Schuller, the founder of the Crystal Cathedral, preaches to a worldwide television audience of 20 million a week. Televised communication is his medium, and he put it to use in his favor Tuesday, Tenney said, reaching out to his own base of support and getting his message into the mainstream media simultaneously.
"This guy has tremendous credibility and respect, which makes it even easier to stand up and say these things," said Tenney, noting that Schuller is a confidant of President Clinton and was on his way to speak at the funeral of Betty Shabazz, widow of slain civil rights leader Malcolm X, when the incident occurred June 28.
However, Jim Delulio, executive vice president of Paine & Associates, another public relations firm, said the theatrical approach may have been a bit over the top.
"I would say in situations like that, sometimes if you doth protest too much, then maybe there is something to [the allegations], if you're well-armed with your lawyer on the line and all your ducks lined up," Delulio said. "You have to be careful that you don't have slickness over substance. You can't fool people with technology."
According to Schuller, the incident began when Schuller asked to hang up the robe he planned to wear at the Shabazz service, and the flight attendant was adamant that he could not.

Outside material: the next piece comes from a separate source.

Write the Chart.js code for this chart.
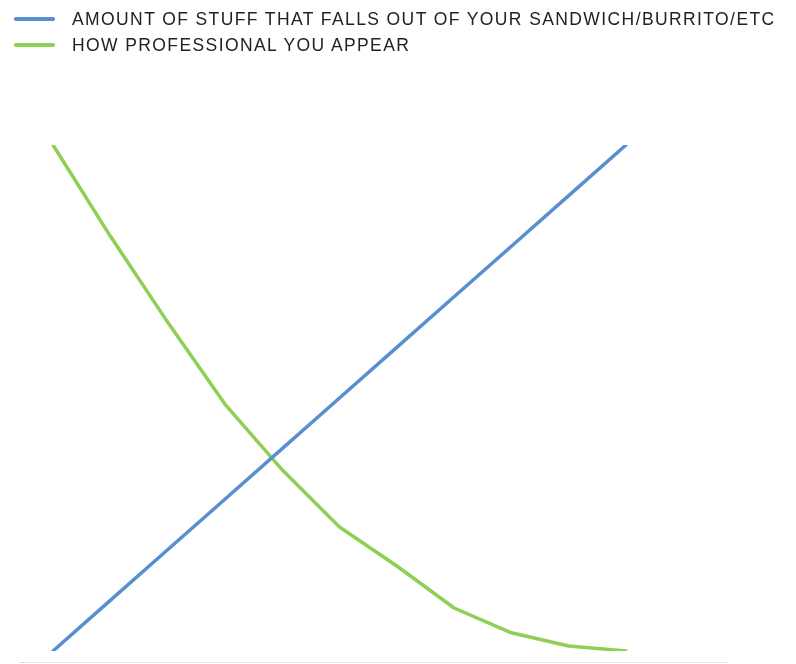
<!DOCTYPE html>
<html>
<head>
<meta charset="utf-8">
<script src="https://cdn.jsdelivr.net/npm/chart.js@4"></script>
<style>
  html, body { margin: 0; padding: 0; background: #fff; }
  #wrap { position: relative; width: 796px; height: 664px; overflow: hidden; }
  #legend { position: absolute; left: 14px; top: 6px; font-family: "Liberation Sans", Arial, sans-serif; font-size: 17.5px; letter-spacing: 1.4px; color: #222; white-space: nowrap; }
  .item { display: flex; align-items: center; height: 26px; }
  .sw { width: 41px; height: 3.5px; border-radius: 1.75px; margin-right: 17px; flex: none; }
  #baseline { position: absolute; left: 20px; width: 708px; top: 662px; border-top: 1px dotted #c8c8c8; }
  canvas { position: absolute; left: 0; top: 0; }
</style>
</head>
<body>
<div id="wrap">
  <canvas id="c" width="796" height="664"></canvas>
  <div id="legend"></div>
  <div id="baseline"></div>
</div>
<script>
const categories = ["0","1","2","3","4","5","6","7","8","9","10"];
const stuffFallsOut = [0, 1, 2, 3, 4, 5, 6, 7, 8, 9, 10];
const professional = [10, 8.2, 6.5, 4.88, 3.58, 2.45, 1.68, 0.85, 0.36, 0.1, 0];
const seriesNames = ["AMOUNT OF STUFF THAT FALLS OUT OF YOUR SANDWICH/BURRITO/ETC", "HOW PROFESSIONAL YOU APPEAR"];
const seriesColors = ["#5a8fcf", "#8ecf55"];

const chart = new Chart(document.getElementById('c'), {
  type: 'line',
  data: {
    labels: categories,
    datasets: [
      { label: seriesNames[0], data: stuffFallsOut, borderColor: seriesColors[0], backgroundColor: seriesColors[0], borderWidth: 3.5, pointRadius: 0, tension: 0, borderCapStyle: 'round', borderJoinStyle: 'round' },
      { label: seriesNames[1], data: professional, borderColor: seriesColors[1], backgroundColor: seriesColors[1], borderWidth: 3.5, pointRadius: 0, tension: 0, borderCapStyle: 'round', borderJoinStyle: 'round' }
    ]
  },
  options: {
    responsive: false,
    animation: false,
    layout: { padding: { left: 53, right: 170, top: 145, bottom: 13 } },
    plugins: { legend: { display: false }, tooltip: { enabled: false } },
    scales: {
      x: { display: false, offset: false },
      y: { display: false, min: 0, max: 10 }
    }
  }
});

const legend = document.getElementById('legend');
chart.data.datasets.forEach(ds => {
  const item = document.createElement('div');
  item.className = 'item';
  const sw = document.createElement('span');
  sw.className = 'sw';
  sw.style.background = ds.borderColor;
  const t = document.createElement('span');
  t.textContent = ds.label;
  item.appendChild(sw);
  item.appendChild(t);
  legend.appendChild(item);
});
</script>
</body>
</html>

Schuller said he worked it out with the man's supervisor, but tension with the attendant resurfaced when the man brought Schuller the same cheese and fruit dessert plate that everyone else was getting. Schuller said he asked for a new plate, with only fruit, and the man refused. Schuller said he then got up to make the same request of another flight attendant and noticed that the man seemed angry.
Schuller, described by his attorney as "touchy-feely," sought to calm the man, his lawyer said, and some physical contact ensued.
Schuller's plane was met by FBI agents, who questioned him for about five hours.
Federal Aviation Administration officials are assisting the FBI in its investigation, said John Clabes, FAA spokesman in Oklahoma City.
"If there is evidence that they violated federal air regulation, then we assess them a civil penalty," Clabes said. "We do it frequently to passengers who interfere with air regulations."
The federal response to the incident, which Schuller said has been blown out of proportion by the flight attendant, reflects a broad federal crackdown on unruly airline passengers, Clabes said. Anyone found to be in violation of federal air regulations that prohibit interfering with the crew can face up to a $10,000 penalty.